I had walked in on my mother shooting heroin. I wrote about that in my diary. "My mother is a drug addict". Of course she read it and I got in trouble for it. Talk about twisted. I could see and feel what was right and what was clearly not right about our lives. Normal is all I wanted. What was normal to me? People who didn't lie, who were clear. That made me feel safe. Everything with my mother was muddled. My extreme loyalty to her was starting to change. She relied on me way too much.
Looking back, I could see that my individuation was a direct threat to my mother. She had me doing all the grocery shopping, the house cleaning, and as I reached my teen years, she began to accuse me of actions I hadn't even thought about, much less acted upon.
It became harder to be in her house. Then she started taking me to psychiatrists. Insisting to them that I was an out of control teen. They told her I was very normal kid. She didn't believe me. I went to another doctor and learned to just talk to him.
One rainy day, I arrived soaked to the skin. I remember the impression of his office. It was dark with a lot of leather furniture. The room felt safe. So I did something I longed to do, I told him the truth. The bottom line was I saw one thing in my life and my mother was trying to convince me and everyone else of something the opposite. Psychiatrists rarely talk directly to you other than to make a suggest or offer a direction. This doctor talked to me at length for a bit. His words filled me with hope.

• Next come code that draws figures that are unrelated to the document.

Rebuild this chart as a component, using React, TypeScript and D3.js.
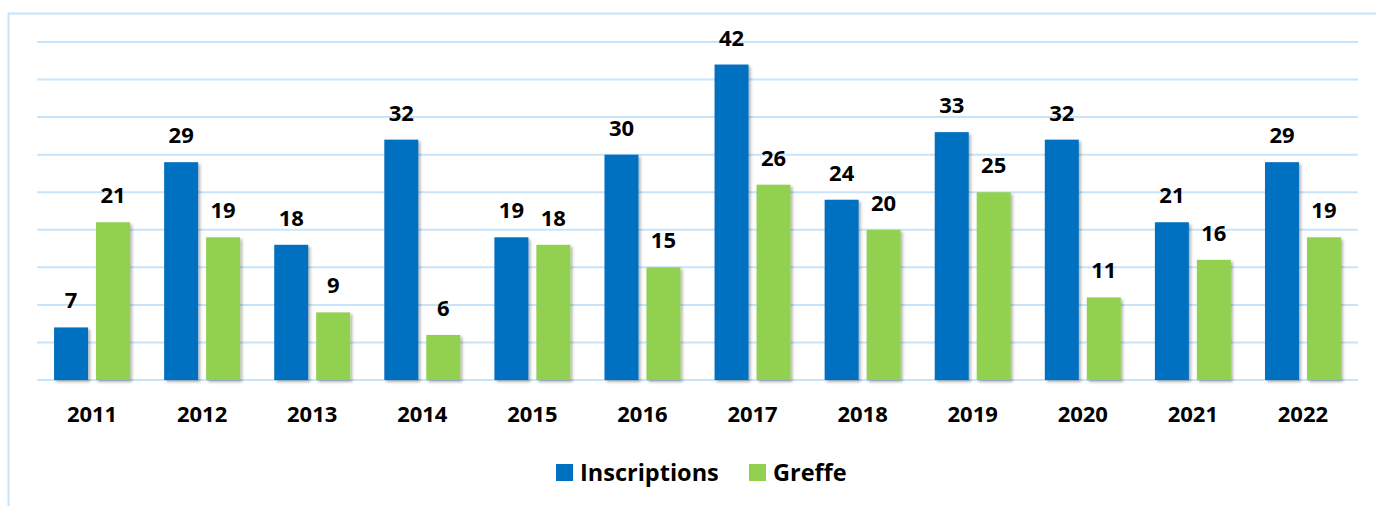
import React, { useEffect, useRef } from 'react';
import * as d3 from 'd3';

const years = ['2011', '2012', '2013', '2014', '2015', '2016', '2017', '2018', '2019', '2020', '2021', '2022'];
const inscriptions = [7, 29, 18, 32, 19, 30, 42, 24, 33, 32, 21, 29];
const greffe = [21, 19, 9, 6, 18, 15, 26, 20, 25, 11, 16, 19];
const seriesNames = ['Inscriptions', 'Greffe'];
const seriesColors = ['#0070C0', '#92D050'];
const yTicks = [0, 5, 10, 15, 20, 25, 30, 35, 40, 45];

const W = 1376;
const H = 506;
const FONT = '"Open Sans", "Noto Sans", sans-serif';

const App = () => {
  const svgRef = useRef<SVGSVGElement>(null);

  useEffect(() => {
    const svg = d3.select(svgRef.current);
    svg.selectAll('*').remove();

    const margin = { top: 42, right: 18, bottom: 126, left: 37 };

    // drop shadow for the bars
    const defs = svg.append('defs');
    const filter = defs.append('filter').attr('id', 'barShadow').attr('x', '-20%').attr('y', '-5%').attr('width', '150%').attr('height', '115%');
    filter
      .append('feDropShadow')
      .attr('dx', 2)
      .attr('dy', 2)
      .attr('stdDeviation', 1.6)
      .attr('flood-color', '#000')
      .attr('flood-opacity', 0.3);

    // frame
    svg
      .append('path')
      .attr('d', `M8.5,${H} L8.5,13.5 L${W},13.5`)
      .attr('fill', 'none')
      .attr('stroke', '#c6e3fa')
      .attr('stroke-width', 2);

    const x0 = d3
      .scaleBand()
      .domain(years)
      .range([margin.left, W - margin.right])
      .paddingInner(0.31)
      .paddingOuter(0.155);

    const x1 = d3.scaleBand().domain(seriesNames).range([0, x0.bandwidth()]).paddingInner(0.19);

    const y = d3
      .scaleLinear()
      .domain([0, 45])
      .range([H - margin.bottom, margin.top]);

    // gridlines
    svg
      .append('g')
      .selectAll('line')
      .data(yTicks)
      .enter()
      .append('line')
      .attr('x1', margin.left)
      .attr('x2', W - margin.right)
      .attr('y1', (d) => y(d))
      .attr('y2', (d) => y(d))
      .attr('stroke', '#c8e4fa')
      .attr('stroke-width', 2);

    const rows = years.map((yr, i) => ({ year: yr, values: [inscriptions[i], greffe[i]] }));

    const groups = svg
      .append('g')
      .selectAll('g')
      .data(rows)
      .enter()
      .append('g')
      .attr('transform', (d) => `translate(${x0(d.year)},0)`);

    groups
      .selectAll('rect')
      .data((d) => d.values.map((v, k) => ({ key: seriesNames[k], v, k })))
      .enter()
      .append('rect')
      .attr('x', (d) => x1(d.key)!)
      .attr('y', (d) => y(d.v))
      .attr('width', x1.bandwidth())
      .attr('height', (d) => y(0) - y(d.v))
      .attr('fill', (d) => seriesColors[d.k])
      .attr('filter', 'url(#barShadow)');

    groups
      .selectAll('text')
      .data((d) => d.values.map((v, k) => ({ key: seriesNames[k], v, k })))
      .enter()
      .append('text')
      .attr('x', (d) => x1(d.key)! + x1.bandwidth() / 2)
      .attr('y', (d) => y(d.v) - 19)
      .attr('text-anchor', 'middle')
      .style('font-family', FONT)
      .style('font-weight', 700)
      .style('font-size', '22px')
      .attr('fill', '#000')
      .text((d) => d.v);

    // x-axis labels
    svg
      .append('g')
      .selectAll('text')
      .data(years)
      .enter()
      .append('text')
      .attr('x', (d) => x0(d)! + x0.bandwidth() / 2)
      .attr('y', 422)
      .attr('text-anchor', 'middle')
      .style('font-family', FONT)
      .style('font-weight', 700)
      .style('font-size', '22px')
      .attr('fill', '#000')
      .text((d) => d);

    // legend
    const legend = svg.append('g');
    const legendX = [556, 749];
    seriesNames.forEach((name, i) => {
      legend
        .append('rect')
        .attr('x', legendX[i])
        .attr('y', 464)
        .attr('width', 17)
        .attr('height', 17)
        .attr('fill', seriesColors[i]);
      legend
        .append('text')
        .attr('x', legendX[i] + 24)
        .attr('y', 481)
        .style('font-family', FONT)
        .style('font-weight', 700)
        .style('font-size', '23.5px')
        .attr('fill', '#000')
        .text(name);
    });
  }, []);

  return (
    <svg
      ref={svgRef}
      width={W}
      height={H}
      style={{ position: 'absolute', left: 0, top: 0, background: '#fff' }}
    />
  );
};

export default App;
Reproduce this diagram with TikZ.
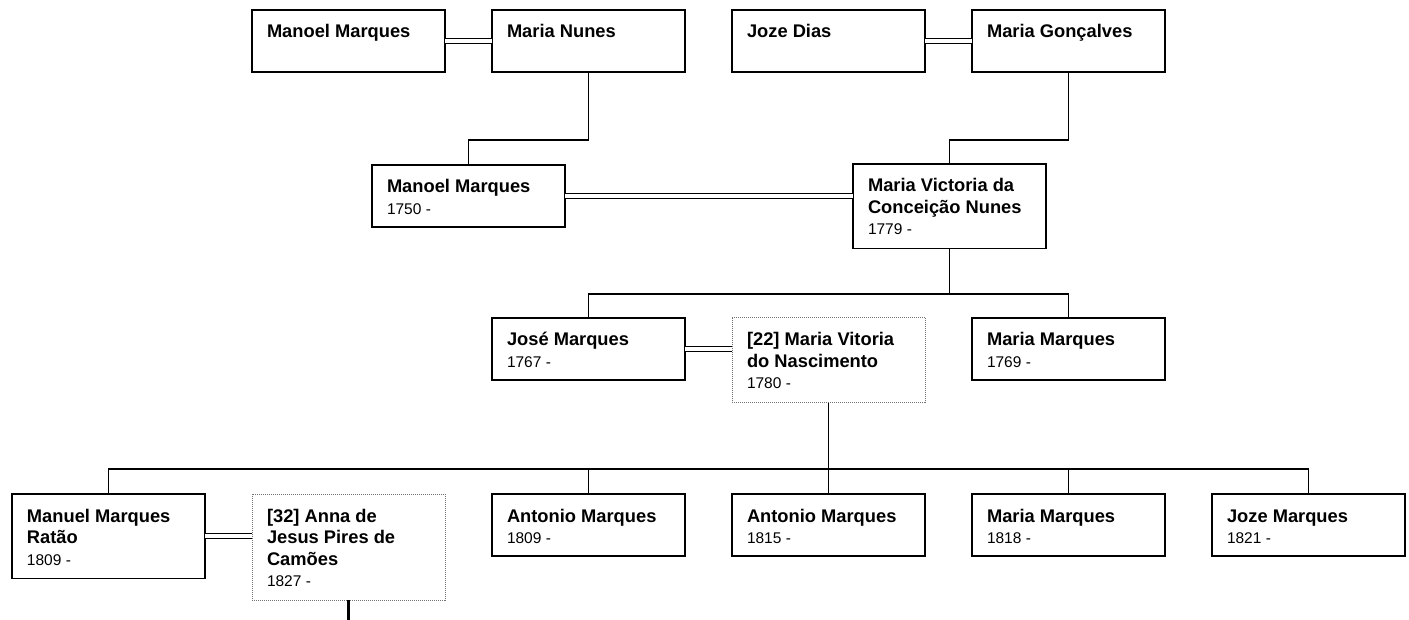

He told me, on that very rainy day, that there was nothing wrong with me. He said things were about to change in my life and to remember that I had done nothing wrong. Do you know what it feel like to have an adult validate YOU? For the first time in a very long time, someone believed in my. He told me that my mother's problems were not mine to hold or to fix. He told me that wherever I went I could hold my head up and be proud of who I am.
I left his office that day never to return. I left my mother's home forever a few weeks later. I went to a foster home in Valley Stream, New York. Then to a group home in Far Rockaway, New York. Those were very hard experiences that I have survived.
I have huge anxiety about random things now. I sailed through some terrifying times when I was young. Youth gives us such strength and momentum. I didn't realize what I had missed until I had children of my own. I did not parent with my ego out in front. I knew a few things that people that come from a traditional childhood may not have known.
Children need to know you love them unconditionally. Not just with your words but with the choices that you make in your life. You may not be able to give them every new toy that comes out, but you can be there to listen. You may not have a perfect life, but you can show them that you can wait trouble out and not fall apart. You may not have all the answers, but you won't give up on them.
I have tried to show Samantha and Dylan what I didn't have and what I was committed to them to respond. They are adults now. With lessons in front of them that I won't be a part of. I broke the cycle of abuse and neglect that was visited upon me.
I hope my grandchildren hear stories of how fearless their Nana was as a young girl and that they learn that our choices shape our future and touch the lives of so many that we don't realize how much of an impact we have in the World.